BEGIN

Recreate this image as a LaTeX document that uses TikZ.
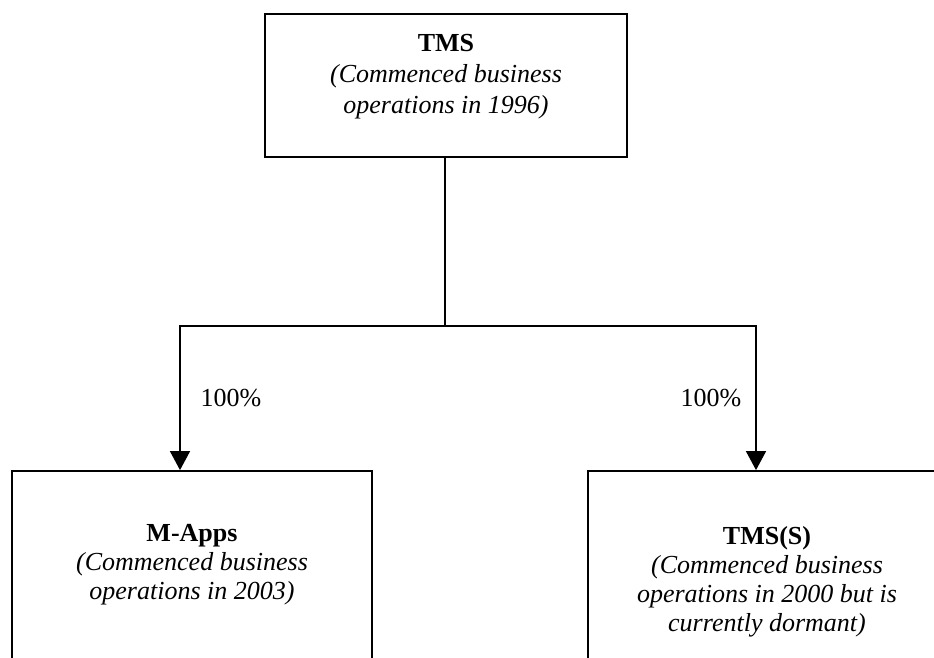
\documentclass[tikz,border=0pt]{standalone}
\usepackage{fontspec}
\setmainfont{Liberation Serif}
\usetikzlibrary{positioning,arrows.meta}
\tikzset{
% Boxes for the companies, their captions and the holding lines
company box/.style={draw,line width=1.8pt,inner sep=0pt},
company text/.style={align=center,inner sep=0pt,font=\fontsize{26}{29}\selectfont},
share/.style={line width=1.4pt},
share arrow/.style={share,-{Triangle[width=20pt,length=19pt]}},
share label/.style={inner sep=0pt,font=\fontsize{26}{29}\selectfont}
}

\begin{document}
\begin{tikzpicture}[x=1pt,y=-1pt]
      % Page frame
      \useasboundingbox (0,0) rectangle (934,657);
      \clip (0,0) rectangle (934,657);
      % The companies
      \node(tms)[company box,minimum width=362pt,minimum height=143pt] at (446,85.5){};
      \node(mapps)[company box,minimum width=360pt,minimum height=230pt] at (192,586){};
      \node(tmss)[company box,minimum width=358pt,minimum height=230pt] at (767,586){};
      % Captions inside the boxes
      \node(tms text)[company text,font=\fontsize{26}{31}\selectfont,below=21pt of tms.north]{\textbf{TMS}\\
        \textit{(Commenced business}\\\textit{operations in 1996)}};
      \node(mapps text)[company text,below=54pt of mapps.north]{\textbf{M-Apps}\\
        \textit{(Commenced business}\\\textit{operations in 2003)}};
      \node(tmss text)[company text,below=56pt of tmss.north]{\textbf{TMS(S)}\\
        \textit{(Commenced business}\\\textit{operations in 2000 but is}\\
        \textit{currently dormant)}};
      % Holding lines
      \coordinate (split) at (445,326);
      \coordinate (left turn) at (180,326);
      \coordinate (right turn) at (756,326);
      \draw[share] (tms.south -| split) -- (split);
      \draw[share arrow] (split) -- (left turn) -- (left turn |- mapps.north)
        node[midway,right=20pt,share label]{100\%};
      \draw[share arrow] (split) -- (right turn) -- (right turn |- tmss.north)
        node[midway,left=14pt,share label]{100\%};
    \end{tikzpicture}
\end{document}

END
BEGIN

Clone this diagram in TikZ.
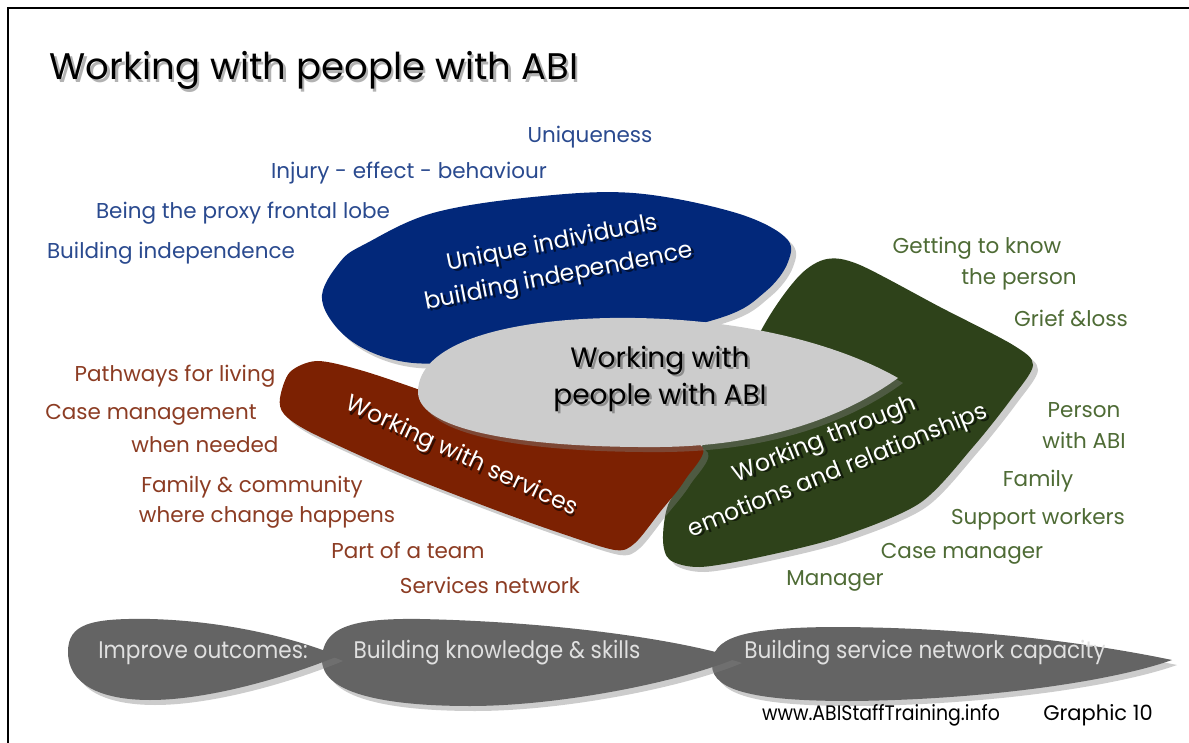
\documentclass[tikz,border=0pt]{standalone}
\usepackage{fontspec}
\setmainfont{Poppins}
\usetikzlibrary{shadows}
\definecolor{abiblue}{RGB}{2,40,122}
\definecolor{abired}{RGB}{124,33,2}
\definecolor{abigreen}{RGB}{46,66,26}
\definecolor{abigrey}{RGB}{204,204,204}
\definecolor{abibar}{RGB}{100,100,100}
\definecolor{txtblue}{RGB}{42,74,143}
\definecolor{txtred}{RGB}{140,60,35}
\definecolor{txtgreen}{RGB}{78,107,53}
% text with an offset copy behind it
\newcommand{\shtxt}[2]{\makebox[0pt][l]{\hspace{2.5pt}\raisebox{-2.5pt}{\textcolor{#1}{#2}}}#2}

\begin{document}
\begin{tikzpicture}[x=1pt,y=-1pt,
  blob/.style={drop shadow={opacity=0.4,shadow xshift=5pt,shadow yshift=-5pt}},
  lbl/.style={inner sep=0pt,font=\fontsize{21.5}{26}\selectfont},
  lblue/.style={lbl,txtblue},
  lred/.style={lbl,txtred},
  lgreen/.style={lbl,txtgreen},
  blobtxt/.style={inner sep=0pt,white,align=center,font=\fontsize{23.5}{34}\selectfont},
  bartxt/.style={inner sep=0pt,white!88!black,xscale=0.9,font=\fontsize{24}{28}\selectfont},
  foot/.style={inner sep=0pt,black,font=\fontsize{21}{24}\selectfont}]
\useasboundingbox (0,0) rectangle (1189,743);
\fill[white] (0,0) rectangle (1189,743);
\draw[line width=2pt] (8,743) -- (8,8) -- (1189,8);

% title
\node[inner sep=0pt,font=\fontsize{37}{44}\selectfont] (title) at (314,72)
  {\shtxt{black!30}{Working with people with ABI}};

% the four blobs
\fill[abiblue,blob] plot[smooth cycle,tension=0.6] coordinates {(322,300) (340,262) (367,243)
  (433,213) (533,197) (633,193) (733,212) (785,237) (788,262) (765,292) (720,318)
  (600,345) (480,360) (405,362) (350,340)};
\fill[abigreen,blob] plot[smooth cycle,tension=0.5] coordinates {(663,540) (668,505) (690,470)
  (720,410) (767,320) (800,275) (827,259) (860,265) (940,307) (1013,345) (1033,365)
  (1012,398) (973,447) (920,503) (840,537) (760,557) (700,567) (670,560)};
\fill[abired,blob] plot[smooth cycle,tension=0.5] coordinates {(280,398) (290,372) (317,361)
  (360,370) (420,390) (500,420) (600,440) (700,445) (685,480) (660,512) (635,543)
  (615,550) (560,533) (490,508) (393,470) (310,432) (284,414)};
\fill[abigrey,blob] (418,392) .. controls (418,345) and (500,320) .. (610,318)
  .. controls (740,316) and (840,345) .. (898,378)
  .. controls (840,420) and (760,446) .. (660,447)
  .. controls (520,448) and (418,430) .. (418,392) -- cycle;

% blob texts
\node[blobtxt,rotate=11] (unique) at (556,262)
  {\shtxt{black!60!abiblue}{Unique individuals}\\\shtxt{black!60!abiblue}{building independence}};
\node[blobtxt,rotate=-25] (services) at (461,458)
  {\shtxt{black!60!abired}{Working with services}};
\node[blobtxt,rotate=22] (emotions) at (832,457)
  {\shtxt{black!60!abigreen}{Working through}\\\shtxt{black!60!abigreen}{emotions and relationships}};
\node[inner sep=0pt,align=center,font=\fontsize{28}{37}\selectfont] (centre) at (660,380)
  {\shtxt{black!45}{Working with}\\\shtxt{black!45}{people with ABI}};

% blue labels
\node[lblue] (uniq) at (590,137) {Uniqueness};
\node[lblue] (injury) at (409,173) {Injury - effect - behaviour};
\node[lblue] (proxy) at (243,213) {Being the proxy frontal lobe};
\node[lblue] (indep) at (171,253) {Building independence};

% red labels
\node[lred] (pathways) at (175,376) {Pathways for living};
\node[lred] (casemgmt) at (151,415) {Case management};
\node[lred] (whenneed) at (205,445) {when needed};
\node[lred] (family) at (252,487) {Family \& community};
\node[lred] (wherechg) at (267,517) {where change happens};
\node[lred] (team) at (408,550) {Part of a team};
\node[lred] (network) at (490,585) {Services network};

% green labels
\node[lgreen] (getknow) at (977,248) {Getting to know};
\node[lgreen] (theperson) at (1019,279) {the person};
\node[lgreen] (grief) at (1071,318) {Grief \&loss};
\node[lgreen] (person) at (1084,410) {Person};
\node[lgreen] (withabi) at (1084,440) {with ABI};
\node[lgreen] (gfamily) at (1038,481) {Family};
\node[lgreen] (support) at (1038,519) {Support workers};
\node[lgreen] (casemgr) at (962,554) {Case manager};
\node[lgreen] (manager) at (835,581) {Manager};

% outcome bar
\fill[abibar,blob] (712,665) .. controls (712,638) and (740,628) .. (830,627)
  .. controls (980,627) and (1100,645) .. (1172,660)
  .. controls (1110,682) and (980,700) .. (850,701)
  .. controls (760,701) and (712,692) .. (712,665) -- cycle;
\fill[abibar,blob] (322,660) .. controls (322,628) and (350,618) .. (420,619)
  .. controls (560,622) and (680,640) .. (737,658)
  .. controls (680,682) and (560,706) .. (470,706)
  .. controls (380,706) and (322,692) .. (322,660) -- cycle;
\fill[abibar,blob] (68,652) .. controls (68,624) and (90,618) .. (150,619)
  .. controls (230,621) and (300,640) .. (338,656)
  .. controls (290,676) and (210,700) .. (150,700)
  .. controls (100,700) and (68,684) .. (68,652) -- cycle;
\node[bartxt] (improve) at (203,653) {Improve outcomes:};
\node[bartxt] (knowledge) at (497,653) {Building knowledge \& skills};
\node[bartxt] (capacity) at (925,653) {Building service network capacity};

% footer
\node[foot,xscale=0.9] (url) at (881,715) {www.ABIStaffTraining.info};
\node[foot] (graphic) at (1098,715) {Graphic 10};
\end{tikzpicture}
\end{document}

END
BEGIN

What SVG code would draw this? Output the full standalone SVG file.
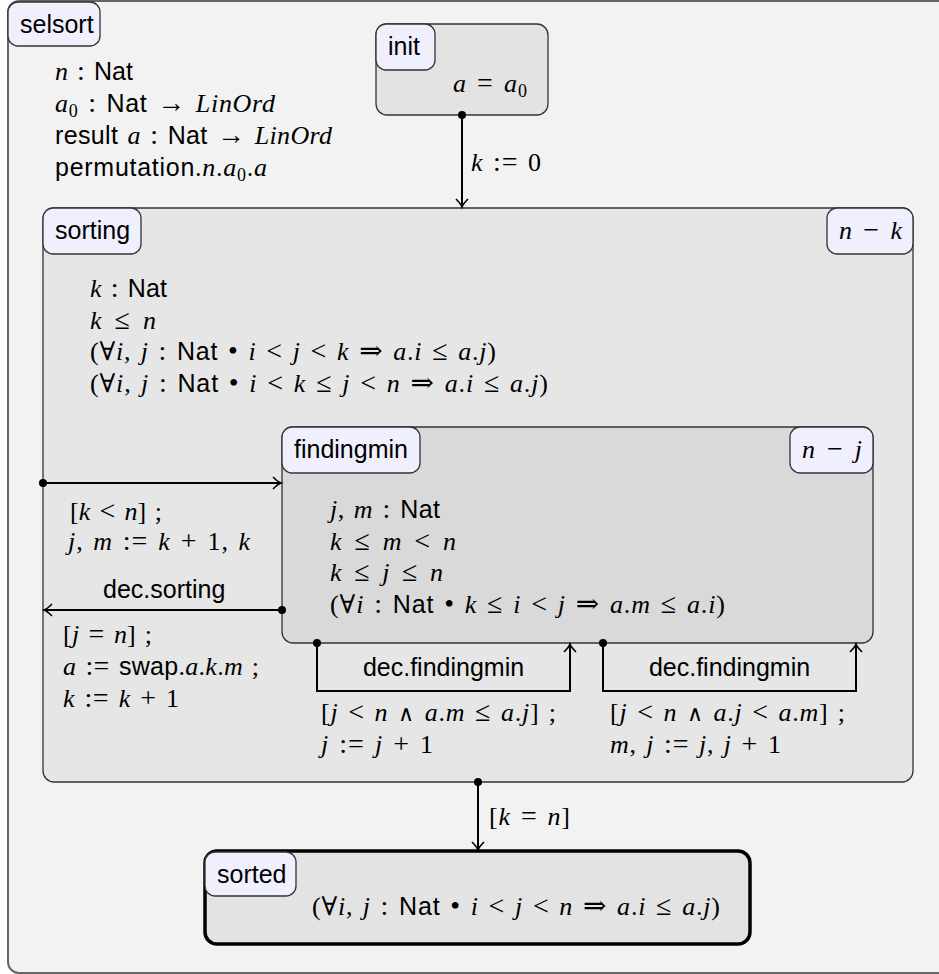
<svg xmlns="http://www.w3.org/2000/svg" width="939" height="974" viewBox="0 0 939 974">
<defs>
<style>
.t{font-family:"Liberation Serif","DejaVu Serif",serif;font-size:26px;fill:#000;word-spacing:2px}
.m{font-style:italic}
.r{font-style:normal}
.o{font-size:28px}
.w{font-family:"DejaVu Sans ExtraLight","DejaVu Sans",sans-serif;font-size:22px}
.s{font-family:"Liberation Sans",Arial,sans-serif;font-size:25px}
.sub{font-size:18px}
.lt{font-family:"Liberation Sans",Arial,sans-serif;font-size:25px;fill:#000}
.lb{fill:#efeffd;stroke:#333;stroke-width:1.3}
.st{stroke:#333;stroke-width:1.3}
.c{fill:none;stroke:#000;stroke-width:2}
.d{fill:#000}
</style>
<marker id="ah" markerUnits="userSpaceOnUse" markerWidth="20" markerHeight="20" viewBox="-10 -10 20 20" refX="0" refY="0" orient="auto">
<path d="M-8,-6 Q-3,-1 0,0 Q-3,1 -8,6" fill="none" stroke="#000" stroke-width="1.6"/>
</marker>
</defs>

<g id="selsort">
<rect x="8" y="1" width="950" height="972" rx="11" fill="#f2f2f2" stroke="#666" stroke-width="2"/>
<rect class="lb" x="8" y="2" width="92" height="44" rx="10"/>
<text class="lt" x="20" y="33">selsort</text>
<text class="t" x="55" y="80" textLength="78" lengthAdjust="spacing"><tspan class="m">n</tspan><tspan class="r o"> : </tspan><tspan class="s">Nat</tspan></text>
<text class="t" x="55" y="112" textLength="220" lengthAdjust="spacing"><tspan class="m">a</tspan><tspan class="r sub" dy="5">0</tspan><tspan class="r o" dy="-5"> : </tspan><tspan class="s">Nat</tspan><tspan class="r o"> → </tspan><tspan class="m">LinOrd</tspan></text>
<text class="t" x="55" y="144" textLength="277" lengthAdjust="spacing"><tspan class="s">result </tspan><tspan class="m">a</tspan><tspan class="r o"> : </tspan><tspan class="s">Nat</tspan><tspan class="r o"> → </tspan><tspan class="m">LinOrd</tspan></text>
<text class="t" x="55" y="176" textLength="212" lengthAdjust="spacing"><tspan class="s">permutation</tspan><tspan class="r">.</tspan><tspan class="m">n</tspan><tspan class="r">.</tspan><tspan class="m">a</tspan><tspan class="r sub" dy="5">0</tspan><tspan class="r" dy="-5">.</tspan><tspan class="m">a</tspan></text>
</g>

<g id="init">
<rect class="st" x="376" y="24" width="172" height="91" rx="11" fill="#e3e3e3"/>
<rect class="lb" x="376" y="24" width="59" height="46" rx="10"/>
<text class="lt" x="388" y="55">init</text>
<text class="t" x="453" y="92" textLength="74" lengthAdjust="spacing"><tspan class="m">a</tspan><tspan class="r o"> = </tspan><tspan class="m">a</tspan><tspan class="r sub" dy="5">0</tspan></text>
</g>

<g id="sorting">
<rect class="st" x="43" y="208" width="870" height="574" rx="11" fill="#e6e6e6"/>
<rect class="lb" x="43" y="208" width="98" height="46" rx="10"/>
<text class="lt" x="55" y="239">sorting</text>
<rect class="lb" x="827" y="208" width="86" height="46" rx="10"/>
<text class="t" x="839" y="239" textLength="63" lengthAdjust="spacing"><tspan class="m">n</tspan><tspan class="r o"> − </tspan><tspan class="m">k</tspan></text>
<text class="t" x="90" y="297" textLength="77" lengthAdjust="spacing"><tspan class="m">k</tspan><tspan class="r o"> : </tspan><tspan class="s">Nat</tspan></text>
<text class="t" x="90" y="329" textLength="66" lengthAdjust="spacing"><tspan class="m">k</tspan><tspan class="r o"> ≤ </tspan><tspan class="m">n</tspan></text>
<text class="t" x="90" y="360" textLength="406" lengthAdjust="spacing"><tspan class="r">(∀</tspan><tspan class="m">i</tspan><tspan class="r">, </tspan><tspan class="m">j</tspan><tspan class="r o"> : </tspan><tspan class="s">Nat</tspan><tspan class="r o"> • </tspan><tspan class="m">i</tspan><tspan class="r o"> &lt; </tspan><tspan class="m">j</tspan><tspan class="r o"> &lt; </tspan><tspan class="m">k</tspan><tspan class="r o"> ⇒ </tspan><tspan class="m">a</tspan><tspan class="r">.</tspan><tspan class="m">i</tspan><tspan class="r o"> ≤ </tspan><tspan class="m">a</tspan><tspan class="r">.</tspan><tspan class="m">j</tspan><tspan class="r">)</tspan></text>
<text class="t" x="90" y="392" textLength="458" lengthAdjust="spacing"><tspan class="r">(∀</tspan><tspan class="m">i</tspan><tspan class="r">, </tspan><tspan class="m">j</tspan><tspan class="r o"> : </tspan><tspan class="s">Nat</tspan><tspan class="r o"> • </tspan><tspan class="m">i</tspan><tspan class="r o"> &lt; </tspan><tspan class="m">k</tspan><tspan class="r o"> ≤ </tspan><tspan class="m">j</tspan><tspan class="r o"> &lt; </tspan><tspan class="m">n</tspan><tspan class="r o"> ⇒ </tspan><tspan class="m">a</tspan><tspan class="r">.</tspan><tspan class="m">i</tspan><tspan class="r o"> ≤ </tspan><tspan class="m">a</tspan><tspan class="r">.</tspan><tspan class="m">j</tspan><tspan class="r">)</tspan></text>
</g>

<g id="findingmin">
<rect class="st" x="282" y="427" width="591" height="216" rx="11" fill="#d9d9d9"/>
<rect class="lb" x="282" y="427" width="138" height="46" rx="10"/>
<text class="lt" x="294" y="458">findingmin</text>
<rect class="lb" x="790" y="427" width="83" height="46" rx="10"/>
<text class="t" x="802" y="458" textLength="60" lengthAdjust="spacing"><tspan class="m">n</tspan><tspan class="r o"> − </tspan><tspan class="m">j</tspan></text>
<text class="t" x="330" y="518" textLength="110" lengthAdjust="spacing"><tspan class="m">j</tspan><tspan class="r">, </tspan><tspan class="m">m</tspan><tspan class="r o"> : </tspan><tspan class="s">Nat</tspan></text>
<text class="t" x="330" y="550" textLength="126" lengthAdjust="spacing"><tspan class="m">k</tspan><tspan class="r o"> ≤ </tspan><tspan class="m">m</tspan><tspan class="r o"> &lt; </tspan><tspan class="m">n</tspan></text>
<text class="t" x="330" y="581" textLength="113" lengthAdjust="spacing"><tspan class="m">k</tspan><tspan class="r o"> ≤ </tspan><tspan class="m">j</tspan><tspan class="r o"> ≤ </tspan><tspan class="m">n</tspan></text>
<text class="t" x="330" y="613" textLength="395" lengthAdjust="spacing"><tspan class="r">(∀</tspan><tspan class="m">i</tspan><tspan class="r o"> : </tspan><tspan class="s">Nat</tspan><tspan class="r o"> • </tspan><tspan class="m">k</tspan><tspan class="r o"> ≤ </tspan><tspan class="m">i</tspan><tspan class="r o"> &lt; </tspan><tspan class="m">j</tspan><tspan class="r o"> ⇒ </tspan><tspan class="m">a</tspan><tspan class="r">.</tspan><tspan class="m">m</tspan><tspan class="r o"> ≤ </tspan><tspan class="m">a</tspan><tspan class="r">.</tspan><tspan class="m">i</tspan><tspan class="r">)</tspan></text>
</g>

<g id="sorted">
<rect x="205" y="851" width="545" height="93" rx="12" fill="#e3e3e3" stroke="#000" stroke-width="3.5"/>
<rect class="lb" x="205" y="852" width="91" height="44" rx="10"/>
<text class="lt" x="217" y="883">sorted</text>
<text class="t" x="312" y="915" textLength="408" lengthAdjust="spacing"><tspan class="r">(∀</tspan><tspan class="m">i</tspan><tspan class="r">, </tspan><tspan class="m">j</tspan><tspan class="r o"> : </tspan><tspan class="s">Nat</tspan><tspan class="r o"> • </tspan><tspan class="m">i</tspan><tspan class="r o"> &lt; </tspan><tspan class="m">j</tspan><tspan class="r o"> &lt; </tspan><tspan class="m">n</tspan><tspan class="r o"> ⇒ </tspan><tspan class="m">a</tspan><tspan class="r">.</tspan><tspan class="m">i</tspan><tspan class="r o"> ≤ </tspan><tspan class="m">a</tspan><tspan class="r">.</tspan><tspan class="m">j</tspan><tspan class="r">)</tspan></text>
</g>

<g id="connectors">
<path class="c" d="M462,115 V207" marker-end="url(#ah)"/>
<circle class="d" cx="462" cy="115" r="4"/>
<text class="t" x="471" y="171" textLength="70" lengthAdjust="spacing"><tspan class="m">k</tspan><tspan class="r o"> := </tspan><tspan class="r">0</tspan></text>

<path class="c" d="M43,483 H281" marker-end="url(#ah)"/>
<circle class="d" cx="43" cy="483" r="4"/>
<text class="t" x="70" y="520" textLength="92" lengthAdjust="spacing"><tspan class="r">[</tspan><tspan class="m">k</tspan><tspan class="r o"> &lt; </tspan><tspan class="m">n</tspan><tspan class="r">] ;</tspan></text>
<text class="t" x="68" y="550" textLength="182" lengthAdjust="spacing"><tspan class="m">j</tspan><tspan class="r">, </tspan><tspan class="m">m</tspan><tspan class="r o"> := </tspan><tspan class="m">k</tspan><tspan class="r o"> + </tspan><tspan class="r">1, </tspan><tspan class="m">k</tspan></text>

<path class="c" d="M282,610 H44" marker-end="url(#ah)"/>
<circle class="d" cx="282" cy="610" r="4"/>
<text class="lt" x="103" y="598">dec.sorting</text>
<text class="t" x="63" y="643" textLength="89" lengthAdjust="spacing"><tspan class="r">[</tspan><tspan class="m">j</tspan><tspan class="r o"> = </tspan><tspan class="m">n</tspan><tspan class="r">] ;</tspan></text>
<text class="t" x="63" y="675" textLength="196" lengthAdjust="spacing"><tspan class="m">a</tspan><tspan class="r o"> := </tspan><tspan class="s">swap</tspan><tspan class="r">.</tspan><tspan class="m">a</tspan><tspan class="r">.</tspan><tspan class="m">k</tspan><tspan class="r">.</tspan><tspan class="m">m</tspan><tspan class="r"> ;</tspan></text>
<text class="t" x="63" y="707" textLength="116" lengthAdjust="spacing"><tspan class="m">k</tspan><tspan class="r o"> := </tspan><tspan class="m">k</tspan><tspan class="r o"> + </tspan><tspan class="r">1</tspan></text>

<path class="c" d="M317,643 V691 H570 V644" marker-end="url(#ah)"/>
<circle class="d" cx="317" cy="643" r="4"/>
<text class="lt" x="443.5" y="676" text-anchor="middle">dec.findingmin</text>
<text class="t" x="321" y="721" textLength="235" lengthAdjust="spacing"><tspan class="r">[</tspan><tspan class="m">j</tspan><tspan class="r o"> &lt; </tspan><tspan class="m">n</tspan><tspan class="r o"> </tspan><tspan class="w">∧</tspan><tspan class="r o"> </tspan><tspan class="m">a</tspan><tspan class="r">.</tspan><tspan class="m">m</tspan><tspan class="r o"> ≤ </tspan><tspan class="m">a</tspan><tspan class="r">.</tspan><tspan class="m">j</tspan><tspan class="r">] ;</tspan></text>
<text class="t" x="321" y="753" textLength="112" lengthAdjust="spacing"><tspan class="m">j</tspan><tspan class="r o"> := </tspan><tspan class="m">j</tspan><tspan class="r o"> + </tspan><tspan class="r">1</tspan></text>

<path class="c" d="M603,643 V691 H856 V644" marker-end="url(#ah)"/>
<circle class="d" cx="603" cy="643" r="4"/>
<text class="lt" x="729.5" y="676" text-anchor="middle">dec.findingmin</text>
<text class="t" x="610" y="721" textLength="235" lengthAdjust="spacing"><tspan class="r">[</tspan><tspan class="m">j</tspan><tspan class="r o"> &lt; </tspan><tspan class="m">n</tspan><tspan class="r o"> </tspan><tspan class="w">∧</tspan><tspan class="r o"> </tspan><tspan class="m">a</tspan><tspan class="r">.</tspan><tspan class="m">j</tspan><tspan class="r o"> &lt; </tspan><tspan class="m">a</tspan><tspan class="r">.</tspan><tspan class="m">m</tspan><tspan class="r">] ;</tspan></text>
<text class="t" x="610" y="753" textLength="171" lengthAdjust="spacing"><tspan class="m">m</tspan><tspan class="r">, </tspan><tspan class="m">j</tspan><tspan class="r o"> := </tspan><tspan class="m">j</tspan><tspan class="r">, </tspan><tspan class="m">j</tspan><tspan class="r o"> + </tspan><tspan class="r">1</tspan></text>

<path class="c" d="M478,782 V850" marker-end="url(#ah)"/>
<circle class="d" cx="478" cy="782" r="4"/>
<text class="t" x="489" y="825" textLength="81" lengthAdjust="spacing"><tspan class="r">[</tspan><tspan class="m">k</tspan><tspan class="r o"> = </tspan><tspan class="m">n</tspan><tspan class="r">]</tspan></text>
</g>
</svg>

END

Search the entries for the word "draw" and gather every line where it appears.

company box/.style={draw,line width=1.8pt,inner sep=0pt},
      \draw[share] (tms.south -| split) -- (split);
      \draw[share arrow] (split) -- (left turn) -- (left turn |- mapps.north)
      \draw[share arrow] (split) -- (right turn) -- (right turn |- tmss.north)
\draw[line width=2pt] (8,743) -- (8,8) -- (1189,8);
What SVG code would draw this? Output the full standalone SVG file.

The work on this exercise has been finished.